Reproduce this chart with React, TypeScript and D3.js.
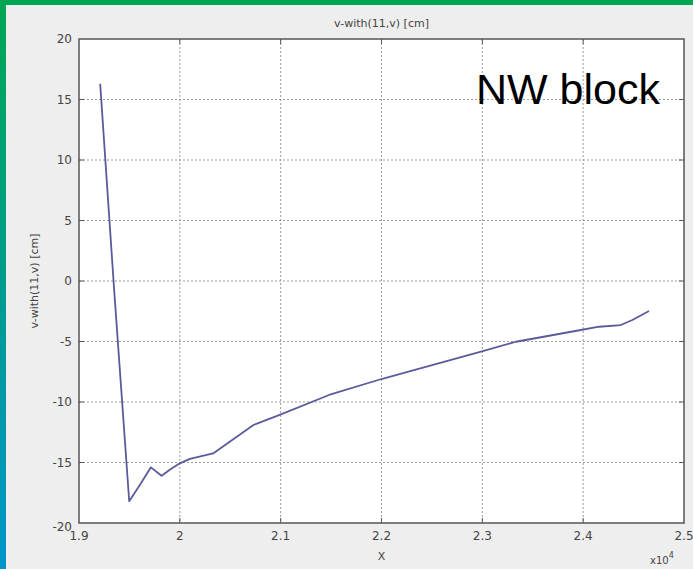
import React from 'react';
import * as d3 from 'd3';

// X values are in real units; axis shows them as x10^4
const xValues = [19210, 19350, 19498, 19600, 19713, 19819, 19900, 20000, 20100, 20330, 20730, 20990, 21480, 22000, 22178, 22987, 23333, 23977, 24158, 24373, 24488, 24653];
const vValues = [16.3, -0.9, -18.2, -16.9, -15.4, -16.1, -15.6, -15.07, -14.7, -14.25, -11.9, -11.07, -9.42, -8.1, -7.69, -5.84, -5.02, -4.05, -3.78, -3.64, -3.22, -2.48];

const xTicks = [19000, 20000, 21000, 22000, 23000, 24000, 25000];
const xTickLabels = ['1.9', '2', '2.1', '2.2', '2.3', '2.4', '2.5'];
const yTicks = [20, 15, 10, 5, 0, -5, -10, -15, -20];

const W = 693;
const H = 569;
const plot = { left: 79, right: 684, top: 39, bottom: 523 };

const App = () => {
  const x = d3.scaleLinear().domain([19000, 25000]).range([plot.left, plot.right]);
  const y = d3.scaleLinear().domain([-20, 20]).range([plot.bottom, plot.top]);

  const pts = xValues.map((xv, i) => [xv, vValues[i]] as [number, number]);
  const line = d3
    .line<[number, number]>()
    .x(d => x(d[0]))
    .y(d => y(d[1]));

  const font = 'DejaVu Sans, sans-serif';

  return (
    <svg
      width={W}
      height={H}
      style={{ position: 'absolute', left: 0, top: 0, display: 'block' }}
    >
      <defs>
        <linearGradient id="edge" x1="0" y1="0" x2="0" y2="1">
          <stop offset="0" stopColor="#00a653" />
          <stop offset="1" stopColor="#0093cb" />
        </linearGradient>
      </defs>
      <rect x={0} y={0} width={W} height={H} fill="#eeeeee" />
      <rect x={0} y={0} width={W} height={5} fill="#00a651" />
      <rect x={0} y={0} width={6} height={H} fill="url(#edge)" />

      {/* plot area */}
      <rect
        x={plot.left}
        y={plot.top}
        width={plot.right - plot.left}
        height={plot.bottom - plot.top}
        fill="#ffffff"
      />

      {/* grid */}
      {xTicks.slice(1, -1).map(t => (
        <line
          key={'gx' + t}
          x1={x(t)}
          x2={x(t)}
          y1={plot.top}
          y2={plot.bottom}
          stroke="#9a9a9a"
          strokeDasharray="2,2"
        />
      ))}
      {yTicks.slice(1, -1).map(t => (
        <line
          key={'gy' + t}
          x1={plot.left}
          x2={plot.right}
          y1={y(t)}
          y2={y(t)}
          stroke="#9a9a9a"
          strokeDasharray="2,2"
        />
      ))}

      {/* tick marks inside the box */}
      {xTicks.slice(1, -1).map(t => (
        <g key={'tx' + t} stroke="#555">
          <line x1={x(t)} x2={x(t)} y1={plot.top} y2={plot.top + 5} />
          <line x1={x(t)} x2={x(t)} y1={plot.bottom} y2={plot.bottom - 5} />
        </g>
      ))}
      {yTicks.slice(1, -1).map(t => (
        <g key={'ty' + t} stroke="#555">
          <line x1={plot.left} x2={plot.left + 5} y1={y(t)} y2={y(t)} />
          <line x1={plot.right} x2={plot.right - 5} y1={y(t)} y2={y(t)} />
        </g>
      ))}

      <rect
        x={plot.left}
        y={plot.top}
        width={plot.right - plot.left}
        height={plot.bottom - plot.top}
        fill="none"
        stroke="#555"
        strokeWidth={1.5}
      />

      {/* data */}
      <path d={line(pts) || ''} fill="none" stroke="#5b5b9c" strokeWidth={1.8} strokeLinejoin="round" />

      {/* y tick labels */}
      {yTicks.map(t => (
        <text
          key={'ly' + t}
          x={plot.left - 7}
          y={y(t) + (t === -20 ? 8 : 4)}
          textAnchor="end"
          fontFamily={font}
          fontSize={12}
          fill="#444"
        >
          {t}
        </text>
      ))}

      {/* x tick labels */}
      {xTicks.map((t, i) => (
        <text
          key={'lx' + t}
          x={x(t)}
          y={plot.bottom + 17}
          textAnchor="middle"
          fontFamily={font}
          fontSize={12}
          fill="#444"
        >
          {xTickLabels[i]}
        </text>
      ))}

      <text x={(plot.left + plot.right) / 2} y={27} textAnchor="middle" fontFamily={font} fontSize={11} fill="#444">
        v-with(11,v) [cm]
      </text>
      <text
        transform={`translate(38,${(plot.top + plot.bottom) / 2}) rotate(-90)`}
        textAnchor="middle"
        fontFamily={font}
        fontSize={11}
        fill="#444"
      >
        v-with(11,v) [cm]
      </text>
      <text x={(plot.left + plot.right) / 2} y={560} textAnchor="middle" fontFamily={font} fontSize={11} fill="#444">
        X
      </text>
      <text x={650} y={564} fontFamily={font} fontSize={10} fill="#444">
        x10
        <tspan dy={-6} fontSize={8}>
          4
        </tspan>
      </text>

      <text x={476} y={104} fontFamily="Liberation Sans, Arial, sans-serif" fontSize={43} fill="#000">
        NW block
      </text>
    </svg>
  );
};

export default App;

== == ==

(WHAT TO PRODUCE)
Reproduce the material above from its first line through the line containing "-3.64, -3.22, -2.48];", both ends included, and skip every picture.

(EXERCISE ANSWER)
Reproduce this chart with React, TypeScript and D3.js.
import React from 'react';
import * as d3 from 'd3';

// X values are in real units; axis shows them as x10^4
const xValues = [19210, 19350, 19498, 19600, 19713, 19819, 19900, 20000, 20100, 20330, 20730, 20990, 21480, 22000, 22178, 22987, 23333, 23977, 24158, 24373, 24488, 24653];
const vValues = [16.3, -0.9, -18.2, -16.9, -15.4, -16.1, -15.6, -15.07, -14.7, -14.25, -11.9, -11.07, -9.42, -8.1, -7.69, -5.84, -5.02, -4.05, -3.78, -3.64, -3.22, -2.48];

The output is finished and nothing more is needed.